Startup Pivots Don’t Actually Matter
We are probably blowing their significance out of proportion
In late 2013 Cowboy Ventures did an analysis of U.S.-based tech companies started in the last 10 years, now valued at $1 billion. They found 39 of these companies. They called them the “Unicorn Club.”
The article summarized 10 key learnings from the Unicorn club. Surprisingly, one of the “learnings” said that “the ‘big pivot’ after starting with a different initial product is an outlier. Nearly 90 percent of companies are working on their original product vision. The four ‘pivots’ after a different initial product were all in consumer companies (Groupon, Instagram, Pinterest and Fab).”
One of my students sent me the article and asked, “What does this mean?” That’s a good question.
Since the pivot is one of the core concepts of my Lean Startup methodology I was puzzled. Could I be wrong? Is it possible pivots really don’t matter if you want to be a Unicorn?
Short answer: Almost all the Unicorns pivoted. The authors of the article didn’t understand what a pivot was.
What’s a pivot?
A pivot is a fundamental insight of the Lean Startup. It says on day one, all you have in your new venture is a series of untested hypotheses. Therefore, you need to get outside of your building and rapidly test all your assumptions. The odds are that one or more of your hypotheses will be wrong. When you discover your error, rather than firing executives and/or creating a crisis, you simply change the hypotheses.
What was lacking in the article was a clear definition of a pivot.

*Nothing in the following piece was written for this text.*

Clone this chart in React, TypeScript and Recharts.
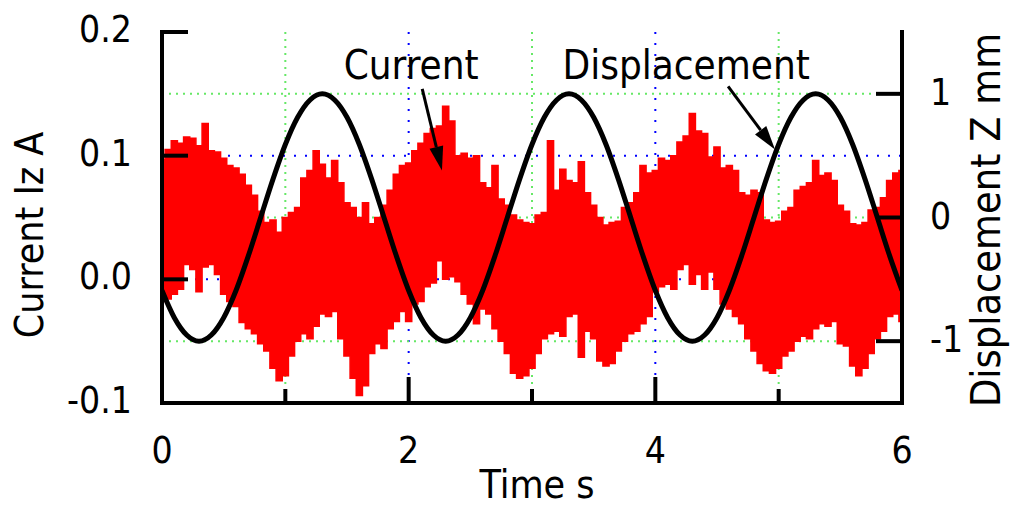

A pivot is not just changing the product. A pivot can change any of nine different things in your business model. A pivot may mean you changed your customer segment, your channel, revenue model/pricing, resources, activities, costs, partners, customer acquisition — lots of other things than just the product.
So here’s a more practical definition for pivots: A pivot is a substantive change to one or more of the nine business model canvas components.
Great. So what’s a business model?
Think of a business model as a drawing that shows all the flows between the different parts of your company’s strategy. Unlike an organization chart, which is a diagram of how job positions and functions of a company are related, a business model diagrams how a company makes money — without having to go into the complex details of all its strategy, processes, units, rules, hierarchies, workflows, and systems.
Alexander Osterwalder’s Business Model “Canvas” puts all the complicated strategies of your business in one simple diagram. Each of the nine boxes in the canvas specifies details of your company’s strategy. (The Business Model Canvas is one of the three components of the Lean Startup.)
So to answer my student’s question, I pointed out that the author of the article had too narrow a definition of what a pivot meant. If you went back and analyzed how many Unicorns pivoted on any of the nine business model components you’d likely find that the majority did so.
Take a look at the Unicorn Club and think about the changes in customer segments, revenue, pricing, channels, all those companies have made since they began: Facebook, LinkedIn pivoted on new customer segments, Meraki on new revenue models and new customer segments, Yelp did a product pivot, etc. Then you’ll understand the power of the Pivot.
Lessons Learned
- A pivot is not a product change.
- A pivot is a substantive change to one or more of the nine business model canvas components.
- Almost all startups pivot on some part of their business model after founding.
- Startups focused on just product pivots will limited their strategic choices — it’s like bringing a knife to a gunfight.